When our daughter was nine years old, we found out quite suddenly that we had to move to a new location, and we had to be relocated in two weeks. She was devastated by the news, and flew into a hysterical, tear-filled rage. "Why are you doing this to me?!?" "I don't want to leave my friends! I don't want to go to a new school!" "This is ruining my life! I don't understand why we have to go!" No explanation of the nature of my work would help her. As far as she was concerned, the worst had happened, and there was no viable explanation for it.

Maybe you've had experience like that...I don't mean moving suddenly, necessarily; rather any situation that hit you like the worst possible scenario, and no reasonable explanation was available. You were faithful to a relationship, and still you got burned. You were loyal to a good cause, and you got shunned. You were dedicated and diligent, and still you failed.

Whatever you believe or don't believe about the man called Jesus of Nazareth, he faced the worst. He was betrayed by one of his own. Those who claimed loyalty to him abandoned him. One who said he would be Jesus' best friend forever ended up saying, "Jesus? I don't know any stinking Jesus!" He was humiliated and beaten, and eventually executed. All the while he spoke about and tried to practice trust in the outcome. A favorite author of mine, Brennan Manning calls this "ruthless trust." It is trust that refuses to be dissuaded by the slithering voices and forces around it; trust that holds firm in spite of every impulse to abandon it.

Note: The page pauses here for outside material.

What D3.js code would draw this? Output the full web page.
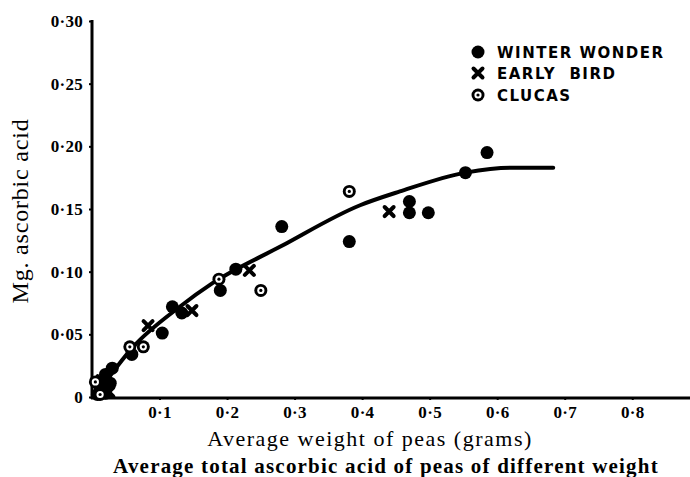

I guess somewhere in our family's transition years ago, our daughter found some reason to trust the pathway, in spite of her loss and grief. We lived 12 years in our new location. Our daughter made friends she has kept for life. She graduated from high school there. She has returned to this town to live and work there. She met her husband there. They've had their three children there. Sometimes ruthless trust works out, it seems.

What's the source for that kind of trust? Think about that. I'll see you around the next bend in the river.